How exciting! I loved the first film. I sooo hope this will be good...because, you know: giant robots and giant monsters? Would love to see the series continue, if this one can hold its own. (Do wish Del Toro was directing, though.)


----------



## J Riff (Dec 29, 2017)

Go giant robots! Go giant monsters!


----------



## Alexa (Jun 23, 2018)

This one is more for ados. Not so bad for a relaxed Saturday afternoon, but I honestly prefer the first movie. 
I liked Newton in the first movie. A bit eccentric and fanatic about Kaiju, but very smart nevertheless. He is just crazy in Uprising. 
After only ten years, I expected Mako more involved in Earth defence and Jagger training. And where the hell is Raleigh ?
The end suggests a 3rd movie on the way, with battle ground in Precursor's homeland. Rumors are on, no official confirmation yet.


----------



## BAYLOR (Oct 1, 2018)

Alexa said:


> This one is more for ados. Not so bad for a relaxed Saturday afternoon, but I honestly prefer the first movie.
> I liked Newton in the first movie. A bit eccentric and fanatic about Kaiju, but very smart nevertheless. He is just crazy in Uprising.
> After only ten years, I expected Mako more involved in Earth defence and Jagger training. And where the hell is Raleigh ?
> The end suggests a 3rd movie on the way, with battle ground in Precursor's homeland. Rumors are on, no official confirmation yet.

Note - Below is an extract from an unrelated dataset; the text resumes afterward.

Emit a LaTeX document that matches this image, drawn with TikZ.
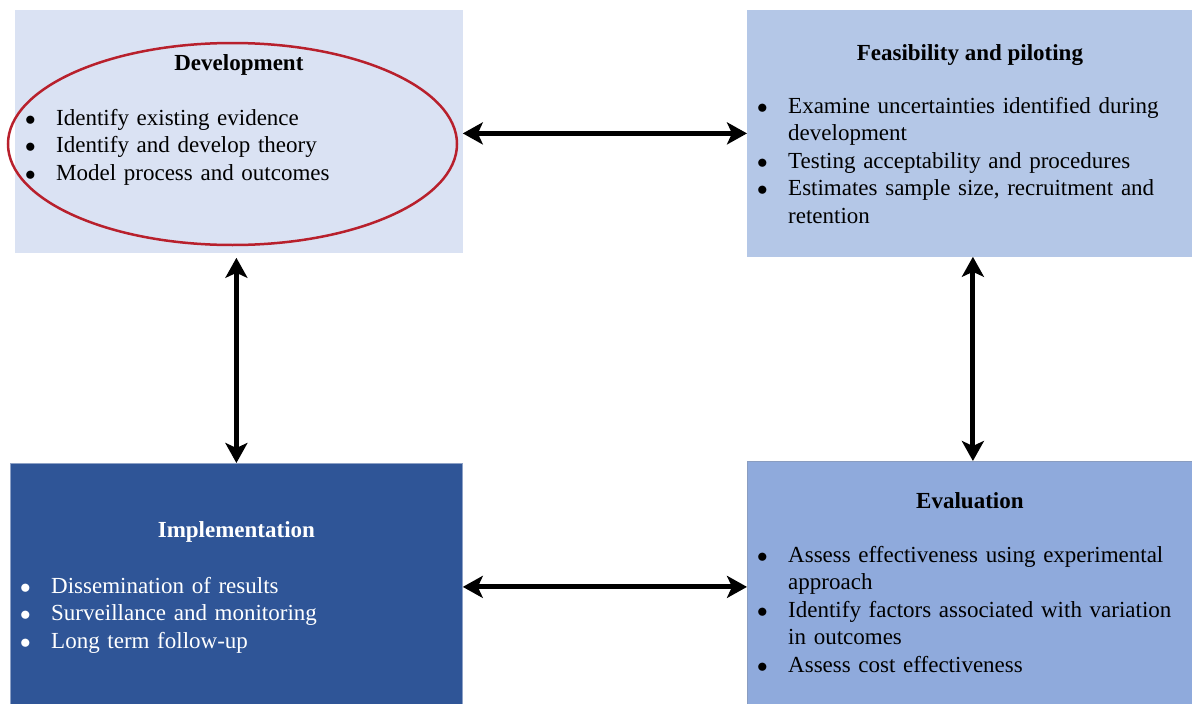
\documentclass[tikz,border=0pt]{standalone}
\usepackage{fontspec}
\setmainfont{Liberation Serif}
\usepackage{xcolor}
\usepackage{tikz}
\usetikzlibrary{arrows.meta,positioning,calc}
\definecolor{devfill}{HTML}{DAE2F3}
\definecolor{feasfill}{HTML}{B4C7E7}
\definecolor{evalfill}{HTML}{8FAADC}
\definecolor{implfill}{HTML}{2F5597}
\definecolor{ringred}{HTML}{B8202C}
\newcommand{\litem}[1]{\hangindent=31pt\hangafter=1\noindent\makebox[31pt][l]{\scalebox{0.85}{$\bullet$}}#1\par}
\tikzset{
  stage/.style ={rectangle,line width=0.8pt,anchor=north west,inner sep=0pt},
  head/.style  ={anchor=base,inner sep=0pt,font=\fontsize{23}{27.5}\selectfont\bfseries},
  items/.style ={anchor=base west,inner sep=0pt,text width=420pt,align=left,font=\fontsize{23}{27.5}\selectfont},
  link/.style  ={line width=5pt,{Stealth[length=20pt,width=22pt,inset=5pt]}-{Stealth[length=20pt,width=22pt,inset=5pt]}},
  ring/.style  ={draw=ringred,line width=2.5pt},
}

\begin{document}
\begin{tikzpicture}[x=1pt,y=-1pt]
  \useasboundingbox (0,0) rectangle (1192,704);
  % the four stages
  \node[stage,fill=devfill,draw=devfill,minimum width=447pt,minimum height=242pt] (dev) at (15,10){};
  \node[stage,fill=feasfill,draw=feasfill,minimum width=445pt,minimum height=246pt] (feas) at (747,10){};
  \node[stage,fill=implfill,draw=implfill!55!white,minimum width=452pt,minimum height=241pt] (impl) at (10,463){};
  \node[stage,fill=evalfill,draw=evalfill!70!gray,minimum width=445pt,minimum height=243pt] (eval) at (747,461){};

  \node[head] (devhead) at ($(dev.north)+(0,60)$){Development};
  \node[items] (devlist) at ($(devhead.base -| dev.west)+(10,55)$){%
    \litem{Identify existing evidence}
    \litem{Identify and develop theory}
    \litem{Model process and outcomes}};

  \node[head] (feashead) at ($(feas.north)+(0,50)$){Feasibility and piloting};
  \node[items] (feaslist) at ($(feashead.base -| feas.west)+(10,53)$){%
    \litem{Examine uncertainties identified during\newline development}
    \litem{Testing acceptability and procedures}
    \litem{Estimates sample size, recruitment and\newline retention}};

  \node[head,text=white] (implhead) at ($(impl.north)+(0,74)$){Implementation};
  \node[items,text=white] (impllist) at ($(implhead.base -| impl.west)+(10,56)$){%
    \litem{Dissemination of results}
    \litem{Surveillance and monitoring}
    \litem{Long term follow-up}};

  \node[head] (evalhead) at ($(eval.north)+(0,47)$){Evaluation};
  \node[items] (evallist) at ($(evalhead.base -| eval.west)+(10,54)$){%
    \litem{Assess effectiveness using experimental\newline approach}
    \litem{Identify factors associated with variation\newline in outcomes}
    \litem{Assess cost effectiveness}};

  % red ring round development
  \draw[ring] (232.5,144) ellipse [x radius=224.5, y radius=101];

  % links
  \draw[link] (feas.west -| dev.east) -- (feas.west);
  \draw[link] ([yshift=-5pt]impl.north |- dev.south) -- (impl.north);
  \draw[link] ([xshift=3pt]feas.south) -- ([xshift=3pt]eval.north);
  \draw[link] ([yshift=-4pt]eval.west -| impl.east) -- ([yshift=-4pt]eval.west);
\end{tikzpicture}
\end{document}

There will likely be a third film.


----------



## Alexa (Oct 6, 2018)

BAYLOR said:


> There will likely be a third film.



Is this your wish/opinion or you've heard some rumors ?


----------



## BAYLOR (Oct 6, 2018)

Alexa said:


> Is this your wish/opinion or you've heard some rumors ?



My opinion.


----------



## Alexa (Oct 6, 2018)

Having a look at that magic ball again ?


----------



## BAYLOR (Oct 7, 2018)

Alexa said:


> Having a look at that magic ball again ?



How did you guess ?


----------